A baseball legend is back in the big leagues.
On Monday, Major League Baseball Commissioner Robert Manfred named Baltimore Orioles great and Hall of Famer Cal Ripken Jr. the Special Advisor to the Commissioner on youth programs and outreach.
Ripken will be in charge of growing baseball and softball for youth players. Focus will be placed on providing kids in underserved areas across the country opportunities to play. And Ripken hopes to help plan new ways to excite kids about the sport he loves so much.
"I'm ecstatic to be in a role where I can help,” Ripken said. “I've always wanted to help develop the kids and let them see the joy that baseball can provide. It's a wonderful, wonderful sport.”
The announcement was the latest move in MLB’s campaign to bring kids back to the game.

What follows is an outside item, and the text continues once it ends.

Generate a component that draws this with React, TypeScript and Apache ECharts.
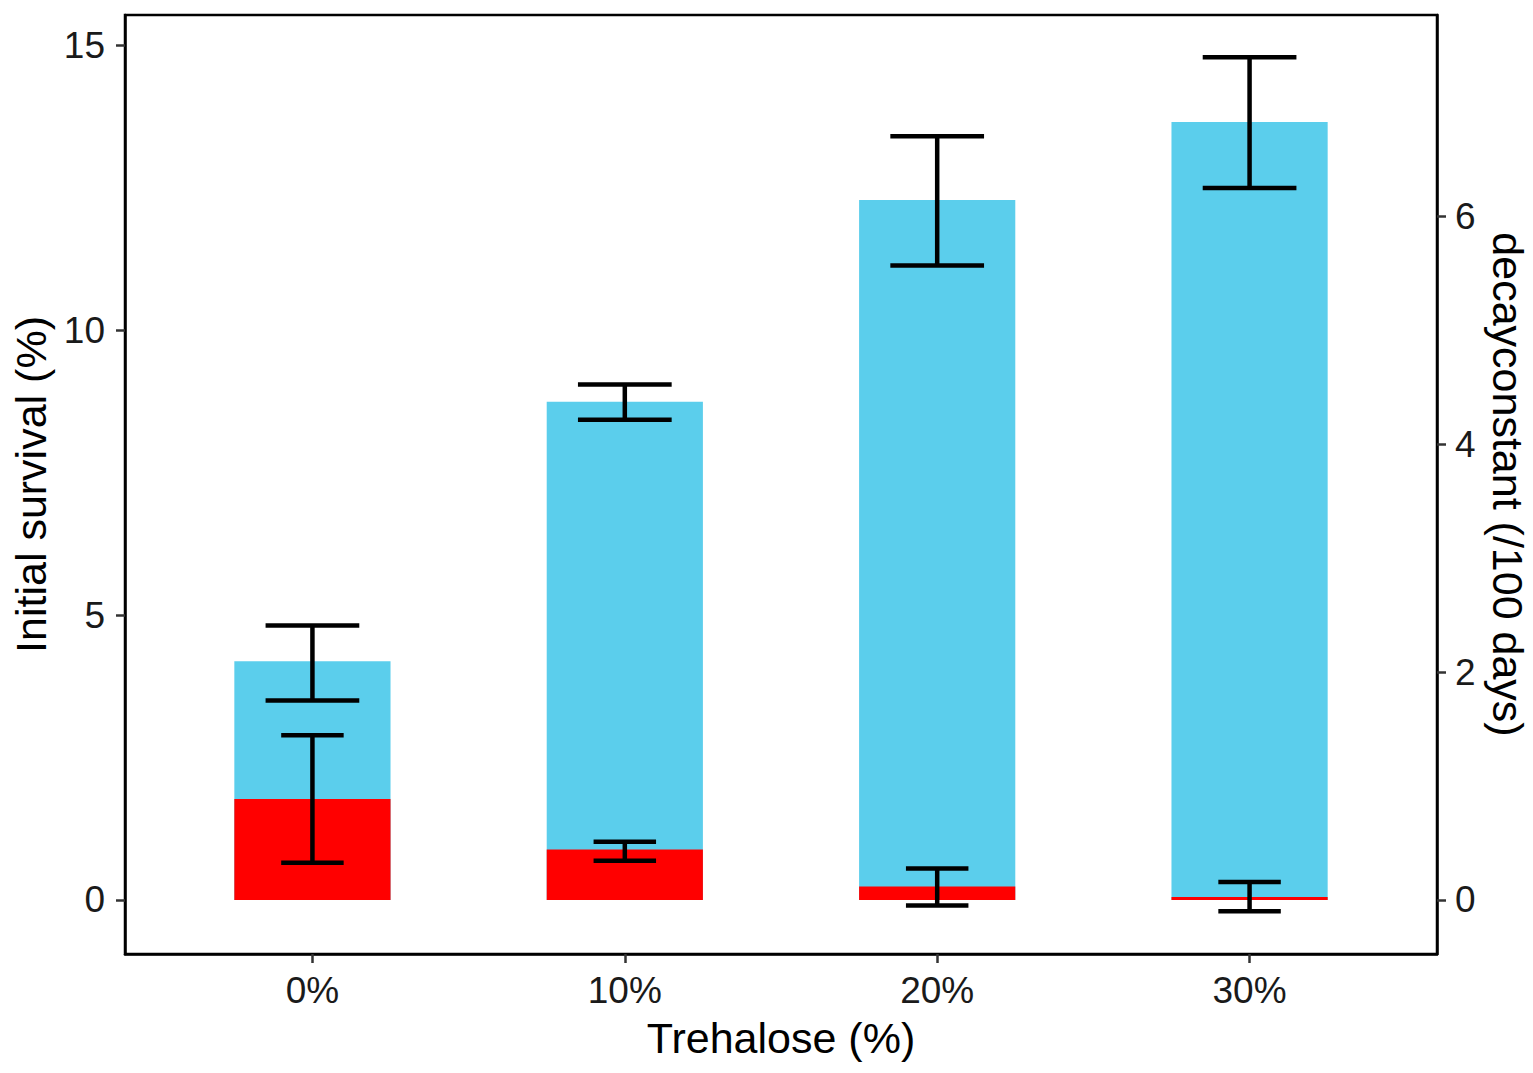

When he officially became commissioner before the 2015 season, Manfred said getting kids interested in baseball was one of his top priorities. And over the course of the season, he proved it. The league created the Play Ball initiative earlier in the year, and it opened or announced the creation of new Urban Youth Academies in numerous MLB cities.
“Major League Baseball is thrilled to appoint Cal Ripken Jr., a legend of our game and an expert in the youth space, to this new role, which will help us further address our most significant goal,” Manfred said. “Cal is uniquely qualified to represent our game as we build more bridges to amateur baseball and softball organizations, and we plan to tap into his knowledge and experience extensively.”
There is no one better to teach kids how to love and play the game the right way than Cal Ripken Jr. As a player, he had a burning passion for baseball that kept him in the game every day. He played in a record breaking 2,632 consecutive games and was a constant, steady influence on the Orioles.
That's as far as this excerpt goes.